St. Francis Xavier’s search for storage simplicity

School sold on hyperconverged infrastructure

St. Francis Xavier College in Canberra has scrapped its SAN setup in favour of hyperconverged infrastructure.

The co-educational ACT college serves about 1200 students from Year 7 through 12 and the school has around 150 staff, according to network manager and head of IT Geoff Smith.

Previously St. Francis Xavier relied on NetApp FAS for storage, IBM servers and Brocade VDX switches. The setup delivered decent performance but as end of life for the storage infrastructure approached, Smith said he began to look at alternatives.

“The question was whether to go with another traditional three-tier solution or to look for something a little bit more efficient,” Smith said.

“I wanted something that had one simple management interface,” the IT manager said. The setup was robust but storage management was complicated.

“Having the storage separate from the compute also means you’re going to have performance loss because you’re still going to have to go through some form of switch,” Smith added.

“I had dual 10 gig on everything but there was still a bit of latency and I thought that if I could find a solution that was affordable that removed that problem then we’d get much better performance as well.”

Smith began surveying the market around 12 months before the end of life on the school’s storage hardware. He ended up placing an order for Nutanix hardware late last year, and rolled out the new infrastructure in early January.

A key factor in the decision to go with hyperconverged infrastructure — the school has rolled out Nutanix NX-1000 series appliances — was ease of management.

Storage management is now “significantly easier,” the IT manager said. Smith was previously grappling with five different data stores, with storage for some servers split between them, which have now been amalgamated.

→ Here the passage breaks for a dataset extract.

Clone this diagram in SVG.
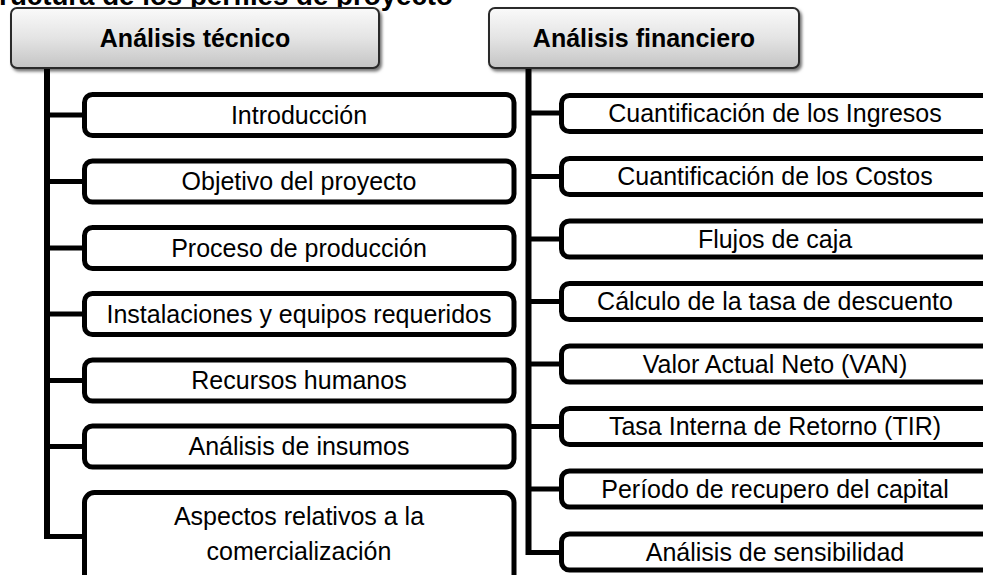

“With Nutanix I’ve got one data store with the full 21 and a half terabytes in it, so I don’t have any split data storage issues,” he said. “I can see where the data is, I can very easily deploy new machines up in that data store and I can very simply take them out again. “

Smith said the school has seen some efficiency gains too: Backups are 60 per cent faster, and he’s reduced the physical footprint of the school’s infrastructure from 17RUs to two.